When Writing Takes You Back
Reflections while shaping Dreams of the Future
There are weeks when writing feels like walking forward; this past one felt like being gently pulled backward. Back into origins, back into losses, back into the quiet rooms where a story first learns to breathe. As Dreams of the Future moves into its third act, I can feel the ground gathering under it. The characters who’ve survived to stand here now carry what this novel demanded they learn: that scars are not only physical or mental; they are spiritual. And the dream each person holds, fulfilled or painfully unfulfilled, begins to decide what kind of life they are willing to live.

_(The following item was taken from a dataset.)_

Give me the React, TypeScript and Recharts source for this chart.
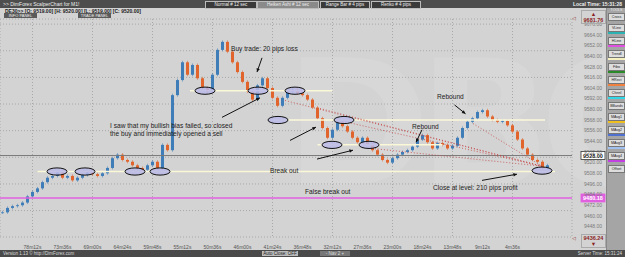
import React from 'react';
import { ComposedChart, Bar, Cell, XAxis, YAxis, CartesianGrid, ReferenceLine, ReferenceDot } from 'recharts';

// closing prices, one per candle (M1 scalper chart, DE30)
const closes = [
  9464, 9469, 9471, 9472, 9475, 9482, 9487, 9491, 9498, 9503,
  9505, 9509, 9503, 9505, 9500, 9503, 9506, 9509, 9507, 9505,
  9508, 9514, 9525, 9529, 9523, 9521, 9517, 9514, 9512, 9517,
  9521, 9514, 9540, 9534, 9596, 9613, 9633, 9619, 9630, 9615,
  9604, 9600, 9619, 9647, 9656, 9645, 9633, 9622, 9611, 9600,
  9591, 9607, 9615, 9604, 9593, 9584, 9593, 9600, 9602, 9598,
  9596, 9591, 9582, 9570, 9559, 9548, 9557, 9566, 9561, 9555,
  9548, 9543, 9548, 9541, 9534, 9529, 9523, 9520, 9525, 9529,
  9532, 9534, 9538, 9546, 9551, 9543, 9536, 9542, 9540, 9536,
  9539, 9548, 9559, 9566, 9570, 9577, 9579, 9572, 9568, 9566,
  9567, 9562, 9555, 9546, 9536, 9529, 9523, 9521, 9514, 9517,
];

const yTicks = [
  9442, 9448, 9454, 9460, 9466, 9472, 9478, 9484, 9490, 9496,
  9502, 9508, 9514, 9520, 9526, 9532, 9538, 9544, 9550, 9556,
  9562, 9568, 9574, 9580, 9586, 9592, 9598, 9604, 9610, 9616,
  9622, 9628, 9634, 9640, 9646, 9652, 9658, 9664, 9670, 9676,
];

const xTicks = [0, 6, 12, 18, 24, 30, 36, 42, 48, 54, 60, 66, 72, 78, 84, 90, 96, 102];
const timeLabels = [
  '82m48s', '78m12s', '73m36s', '69m00s', '64m24s', '59m48s', '55m12s', '50m36s', '46m00s',
  '41m24s', '36m48s', '32m12s', '27m36s', '23m00s', '18m24s', '13m48s', '9m12s', '4m36s',
];

const priceTop = 9681.76;
const priceBottom = 9436.24;
const lastPrice = 9528;
const pinkLevel = 9480.18;

// drawn objects, in candle index / price units
const ellipses = [
  [10.9, 9510], [16.5, 9510], [26.5, 9510], [31.5, 9510],
  [40.5, 9601], [51.1, 9601], [58.5, 9601],
  [55.1, 9568], [68.3, 9568],
  [65.9, 9540], [73.3, 9540],
  [107.9, 9511],
];

const levels = [
  [7, 110.5, 9510],
  [37.5, 66, 9601],
  [54, 108.5, 9568],
  [63, 88, 9540],
];

const trendLines = [
  [56.5, 9590, 107.9, 9516],
  [63.5, 9581, 107.9, 9516],
  [68.5, 9566, 107.9, 9516],
  [73.9, 9536, 107.9, 9516],
  [94.1, 9564, 107.9, 9516],
];

const arrows = [
  [51.9, 9638, 50.9, 9622],
  [43.9, 9571, 51.5, 9593],
  [57.5, 9545, 62.7, 9560],
  [62.9, 9524, 70.1, 9534],
  [90.4, 9585, 92.6, 9575],
  [83.9, 9557, 82.7, 9543],
  [95.9, 9500, 102.9, 9507],
];

const notes: [number, number, string][] = [
  [45.7, 9648, 'Buy trade: 20 pips loss'],
  [21.5, 9562, 'I saw that my bullish bias failed, so closed'],
  [21.5, 9553, 'the buy and immediately opened a sell'],
  [53.5, 9510.6, 'Break out'],
  [60.5, 9487, 'False break out'],
  [86.9, 9594, 'Rebound'],
  [81.9, 9561, 'Rebound'],
  [86.1, 9491.5, 'Close at level: 210 pips profit'],
];

const tools = [
  ['Cross', ''], ['VLine', '#2bb3b3'], ['HLine', '#e050e0'], ['Trendl', '#f4f0c0'],
  ['Fibo', '#2a8a2a'], ['HRect', '#f08040'], ['Chnnl', '#30d8e8'], ['BBands', ''],
  ['MAvg1', '#f0c020'], ['MAvg2', '#5070d0'], ['MAvg3', '#a0c0f0'], ['MAvg4', '#c040e0'], ['Offset', ''],
];

const candles = closes.map((c, i) => {
  const open = i === 0 ? c : closes[i - 1];
  return { i, body: [Math.min(open, c), Math.max(open, c)], up: c >= open };
});

const FONT = '"Liberation Sans", Arial, sans-serif';

const Candle = (p: any) => {
  const { x, y, width, height, fill } = p;
  const cx = x + width / 2;
  return (
    <g>
      <line x1={cx} x2={cx} y1={y - 1.5} y2={y + Math.max(height, 0) + 1.5} stroke={fill} strokeOpacity={0.7} strokeWidth={0.8} />
      <rect x={x} y={y} width={width} height={Math.max(height, 0.8)} fill={fill} />
    </g>
  );
};

const Arrow = (p: any) => {
  const { x1, y1, x2, y2 } = p;
  const a = Math.atan2(y2 - y1, x2 - x1);
  const s = 4;
  const pts = [
    [x2, y2],
    [x2 - s * Math.cos(a - 0.45), y2 - s * Math.sin(a - 0.45)],
    [x2 - s * Math.cos(a + 0.45), y2 - s * Math.sin(a + 0.45)],
  ];
  return (
    <g>
      <line x1={x1} y1={y1} x2={x2} y2={y2} stroke="#111" strokeWidth={1} />
      <polygon points={pts.map(q => q.join(',')).join(' ')} fill="#111" />
    </g>
  );
};

const PriceBox = ({ viewBox, text, bg, color, border }: any) => {
  if (!viewBox) return null;
  const x = viewBox.x + viewBox.width + 9;
  const y = viewBox.y;
  return (
    <g>
      <rect x={x} y={y - 4} width={24} height={8} fill={bg} stroke={border} strokeWidth={0.8} />
      <text x={x + 12} y={y + 2} textAnchor="middle" fontSize={5.5} fontWeight="bold" fill={color} fontFamily={FONT}>{text}</text>
    </g>
  );
};

export default function App() {
  return (
    <div style={{ position: 'fixed', left: 0, top: 0, width: 625, height: 257, background: '#d3d3d3', overflow: 'hidden', fontFamily: FONT }}>
      <div style={{ position: 'absolute', left: 285, top: 25, fontSize: 175, fontWeight: 'bold', color: 'rgba(255,255,255,0.11)', letterSpacing: -12, lineHeight: '200px', fontFamily: '"DejaVu Sans", sans-serif' }}>DBO</div>
      <ComposedChart width={606} height={250} data={candles} margin={{ top: 19, right: 0, bottom: 0, left: 0 }} style={{ position: 'absolute', left: 0, top: 0 }}>
        <CartesianGrid stroke="#a8a8a8" strokeDasharray="1 2" />
        <XAxis dataKey="i" type="number" domain={[-0.5, 113.9]} ticks={xTicks} height={13} axisLine={false} tickLine={false}
          tickFormatter={(v: number) => timeLabels[xTicks.indexOf(v)] ?? ''}
          tick={{ fontSize: 5, fill: '#555', fontFamily: FONT }} />
        <YAxis orientation="right" domain={[priceBottom, priceTop]} ticks={yTicks} width={34} axisLine={false} tickLine={false}
          tickSize={6} tickMargin={6} tickFormatter={(v: number) => v.toFixed(2)} tick={{ fontSize: 5, fill: '#7a7a7a', fontFamily: FONT }} />
        <ReferenceLine y={lastPrice} stroke="#7a7a7a" strokeWidth={1}
          label={{ content: (p: any) => <PriceBox viewBox={p.viewBox} text={lastPrice.toFixed(2)} bg="#fff" color="#111" border="#333" /> }} />
        <ReferenceLine y={pinkLevel} stroke="#e060e0" strokeWidth={1.5}
          label={{ content: (p: any) => <PriceBox viewBox={p.viewBox} text={pinkLevel.toFixed(2)} bg="#e060e0" color="#fff" border="#e060e0" /> }} />
        {levels.map(([a, b, y], k) => (
          <ReferenceLine key={'l' + k} segment={[{ x: a, y }, { x: b, y }]} stroke="#fbf8d8" strokeWidth={1.5} />
        ))}
        {trendLines.map(([a, ya, b, yb], k) => (
          <ReferenceLine key={'t' + k} segment={[{ x: a, y: ya }, { x: b, y: yb }]} stroke="#c44848" strokeWidth={0.8} strokeDasharray="1 2" />
        ))}
        <Bar dataKey="body" barSize={3} isAnimationActive={false} shape={(p: any) => <Candle {...p} />}>
          {candles.map(c => <Cell key={c.i} fill={c.up ? '#3f7db8' : '#e0642c'} />)}
        </Bar>
        {ellipses.map(([x, y], k) => (
          <ReferenceDot key={'e' + k} x={x} y={y} r={4}
            shape={(p: any) => <ellipse cx={p.cx} cy={p.cy} rx={10} ry={3.6} fill="#b8b8e8" fillOpacity={0.85} stroke="#111" strokeWidth={1} />} />
        ))}
        {arrows.map(([a, ya, b, yb], k) => (
          <ReferenceLine key={'a' + k} segment={[{ x: a, y: ya }, { x: b, y: yb }]} shape={(p: any) => <Arrow {...p} />} />
        ))}
        {notes.map(([x, y, t], k) => (
          <ReferenceDot key={'n' + k} x={x} y={y} r={1}
            shape={(p: any) => <text x={p.cx} y={p.cy + 2.3} fontSize={6.6} fill="#222" fontFamily={FONT}>{t}</text>} />
        ))}
      </ComposedChart>

      {/* header */}
      <div style={{ position: 'absolute', left: 0, top: 0, width: 625, height: 8, background: '#4d4d4d', color: '#eee', fontSize: 5, lineHeight: '8px' }}>
        <span style={{ position: 'absolute', left: 3 }}>&gt;&gt; DimForex ScalperChart for M1!</span>
        {[['Normal # 12 sec', 205, 50, '#3a3a3a'], ['Heiken Ashi # 12 sec', 257, 60, '#8a8a8a'], ['Range Bar # 4 pips', 320, 48, '#3a3a3a'], ['Renko # 4 pips', 371, 48, '#3a3a3a']].map(([t, l, w, bg]) => (
          <span key={t as string} style={{ position: 'absolute', left: l as number, top: 1, width: w as number, height: 6, background: bg as string, border: '0.5px solid #bbb', fontSize: 4.5, lineHeight: '6px', textAlign: 'center' }}>{t}</span>
        ))}
        <span style={{ position: 'absolute', right: 3, fontWeight: 'bold' }}>Local Time: 15:31:28</span>
      </div>
      <div style={{ position: 'absolute', left: 5, top: 8, fontSize: 5, fontWeight: 'bold', color: '#222', lineHeight: '6px' }}>DE30&gt;&gt; [O: 9519.00] [H: 9520.00] [L: 9519.00] [C: 9520.00]</div>
      {[['INFO PANEL', 4], ['TRADE PANEL', 78]].map(([t, l]) => (
        <div key={t as string} style={{ position: 'absolute', left: l as number, top: 13, width: 33, height: 5, background: '#5a5a5a', color: '#eee', fontSize: 4, lineHeight: '5px', textAlign: 'center' }}>{t}</div>
      ))}

      {/* axis extremes */}
      <div style={{ position: 'absolute', left: 581, top: 10, width: 23, height: 12, border: '0.5px solid #aaa', fontSize: 5.5, fontWeight: 'bold', color: '#8b1f1f', textAlign: 'center', lineHeight: '6px' }}>▲<br />{priceTop.toFixed(2)}</div>
      <div style={{ position: 'absolute', left: 581, top: 234, width: 23, height: 12, border: '0.5px solid #aaa', fontSize: 5.5, fontWeight: 'bold', color: '#8b1f1f', textAlign: 'center', lineHeight: '6px' }}>{priceBottom.toFixed(2)}<br />▼</div>
      <div style={{ position: 'absolute', left: 572, top: 15, fontSize: 5, color: '#8b1f1f' }}>◁</div>
      <div style={{ position: 'absolute', left: 572, top: 235, fontSize: 5, color: '#8b1f1f' }}>◁</div>

      {/* tools panel */}
      <div style={{ position: 'absolute', left: 606, top: 8, width: 19, height: 242, background: '#a5a5a5', borderLeft: '1px solid #888' }}>
        <div style={{ fontSize: 3.5, color: '#eee', textAlign: 'center', lineHeight: '5px' }}>TOOLS</div>
        {tools.map(([t, c]) => (
          <div key={t} style={{ margin: '0 1px', marginBottom: c ? 3.5 : 3 }}>
            <div style={{ height: 6, background: '#ddd', border: '0.5px solid #777', fontSize: 3.6, lineHeight: '6px', textAlign: 'center', color: '#222' }}>{t}</div>
            {c && <div style={{ height: 1.5, background: c }} />}
          </div>
        ))}
      </div>

      {/* status bar */}
      <div style={{ position: 'absolute', left: 0, top: 250, width: 625, height: 7, background: '#4a4a4a', color: '#ddd', fontSize: 4.5, lineHeight: '7px' }}>
        <span style={{ position: 'absolute', left: 3 }}>Version 1.13  © http://DimForex.com</span>
        <span style={{ position: 'absolute', left: 262, top: 1, width: 36, height: 5, lineHeight: '5px', background: '#bbb', color: '#222', textAlign: 'center' }}>Auto Close: OFF</span>
        <span style={{ position: 'absolute', left: 320, top: 1, width: 30, height: 5, lineHeight: '5px', background: '#777', textAlign: 'center' }}>- Nav 2 +</span>
        <span style={{ position: 'absolute', right: 3 }}>Server Time: 15:31:24</span>
      </div>
    </div>
  );
}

One character, in particular, has occupied my attention like whiskey poured into a heavy glass; strong, dark, and difficult to swallow. Their course was set early. Threads I laid in the opening chapters tugged steadily toward an ending I hoped might change as I wrote. However, unfortunately it didn’t. In the third act, this character dies. Not extravagantly. Not theatrically. But in the precise way that life, when it chooses, can be unanswerable. The door is knocked, and whether we’re ready or not, we open it. The reaper finishes his work.

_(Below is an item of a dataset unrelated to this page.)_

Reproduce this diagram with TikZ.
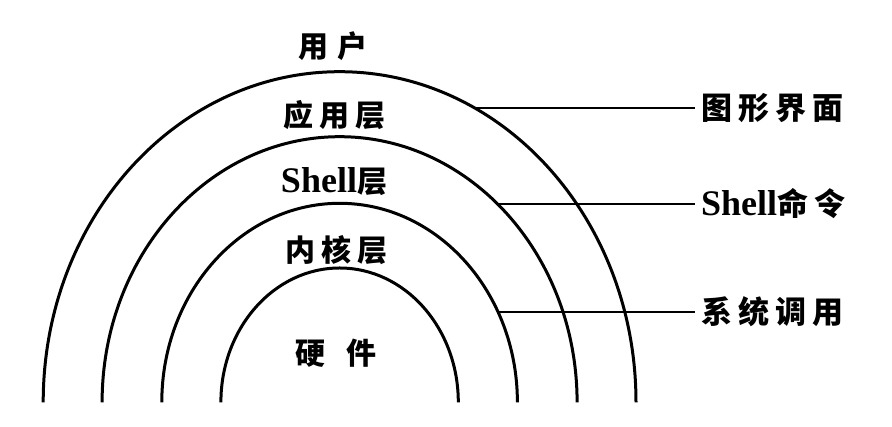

Skye endures the brunt of that moment. She doesn’t face it alone. Those around her, already marked by loss, meet it with her. But grief is strangely solitary even when shared. The room can be crowded; the silence is still yours. Writing that silence required me to slow down and listen, to let the scene tell me what it needed instead of insisting it say what I wanted. The result is less about a death than the pressure-wave it leaves behind: the tremor running through Skye’s memory, the way a room changes shape when someone will never enter it again.
I won’t pretend this is easy to write. Authors are not immune to their own pages; often, we are the first haunted by them. The question that kept returning, one that belongs to both writer and character, was simple and relentless: what does a dream become when the future that held it collapses? The answer is not neat. Sometimes a dream becomes a wound. Sometimes it becomes a vow. Sometimes it becomes a smaller, humbler version of itself that still insists on meaning.

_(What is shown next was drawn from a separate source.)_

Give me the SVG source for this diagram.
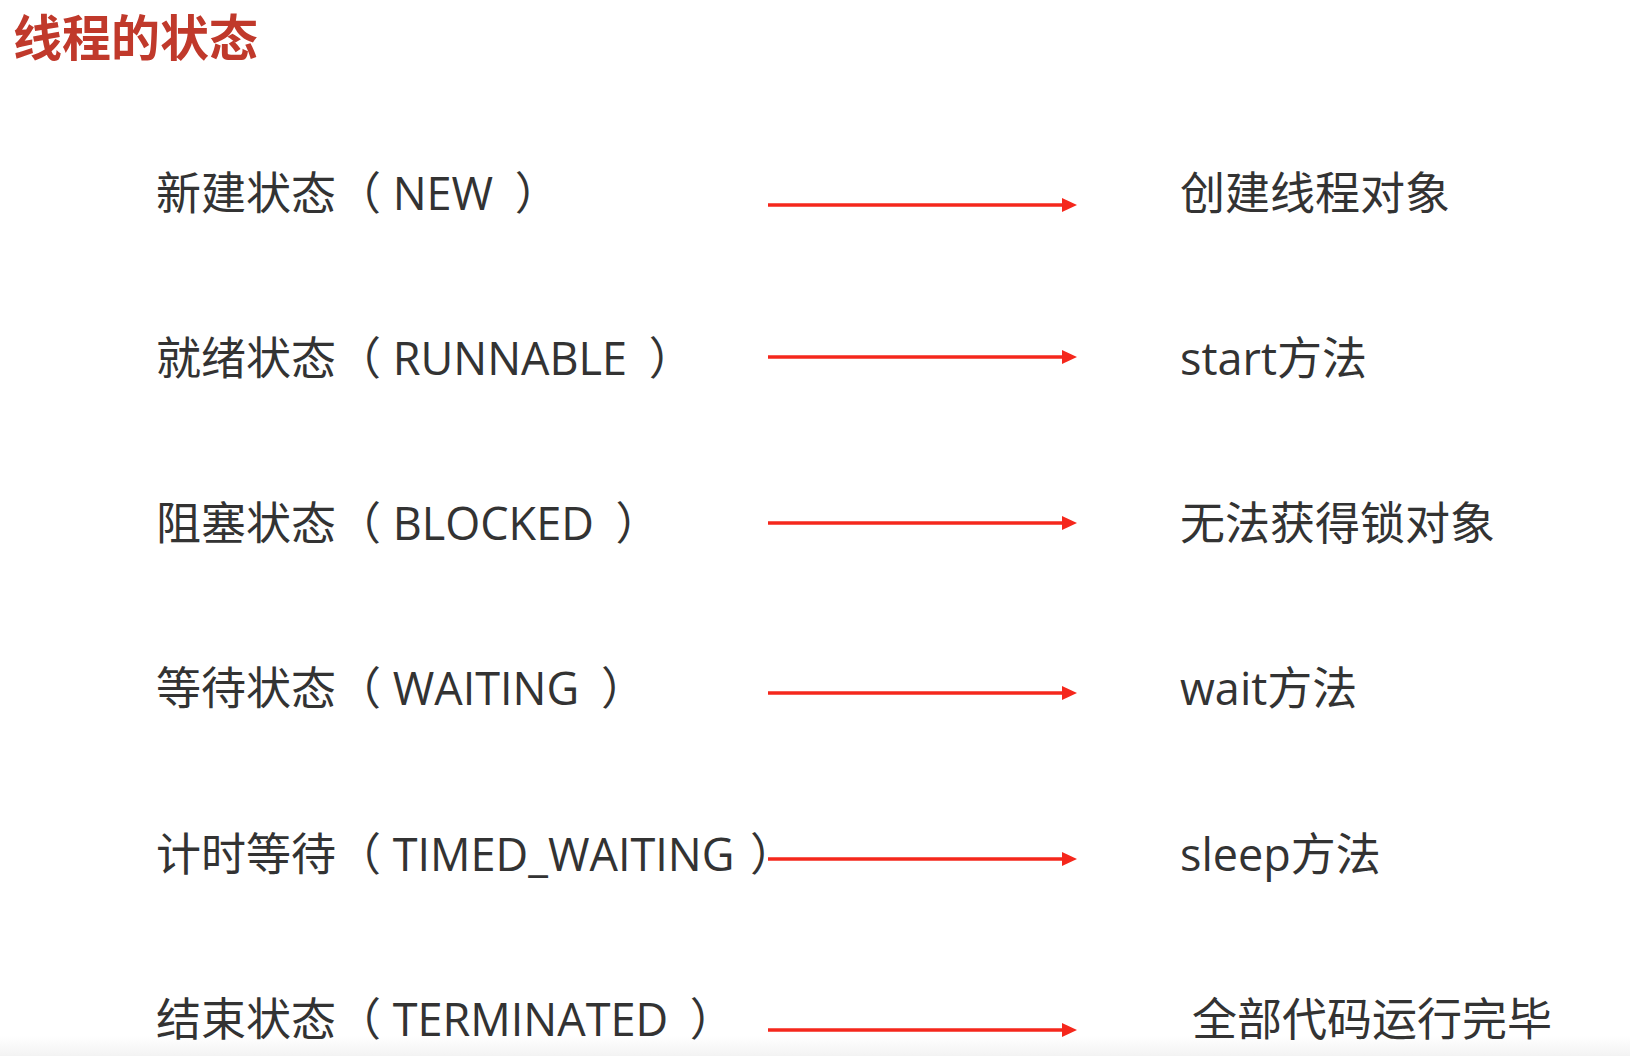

If Echoes of the Past was born out of darkness, Dreams of the Future asks what we do afterward; how we carry on, how we adapt, how we keep faith with what we’ve lost without worshiping the loss itself. This third act is, in many ways, an argument with time. Time refuses to stop for our grief; it keeps moving, and asks us whether we will move with it. Not forward as in “away from,” but forward as in “with.” With the memory. With the lesson. With the love that grief tries to hide.
That is the work this story is trying to do. Not to defeat death, that is beyond us, but to look honestly at the dream it interrupts and ask how much of that dream can still be salvaged, replanted, or reimagined. Maybe not today. Maybe not soon. But perhaps someday, in a different season, the echo of what was broken becomes a new shape of good, a quieter peace. I do not claim certainty. I do claim hope.
I want Dreams of the Future to be remembered not because it avoids the hard places, but because it enters them and still finds a way to leave the light on. Even when fate lays a heavy hand on a shoulder and the room tilts, time does not end. It passes. And in passing, it sometimes reveals that the dream was larger than the single life we imagined it inside of.
So we keep writing. We keep living. We keep carrying what we can, scars and all, toward a future that will not always answer us, but may yet receive us. If the dream you are holding right now feels shattered, hold the pieces gently. Some dreams return in a different form. Some are meant to be set down so that others can be lifted. And some, against every reasonable expectation, come true.
That is where I am writing from today; backward and forward at once, grateful for the cost, aware of the weight, and still, stubbornly, dreaming.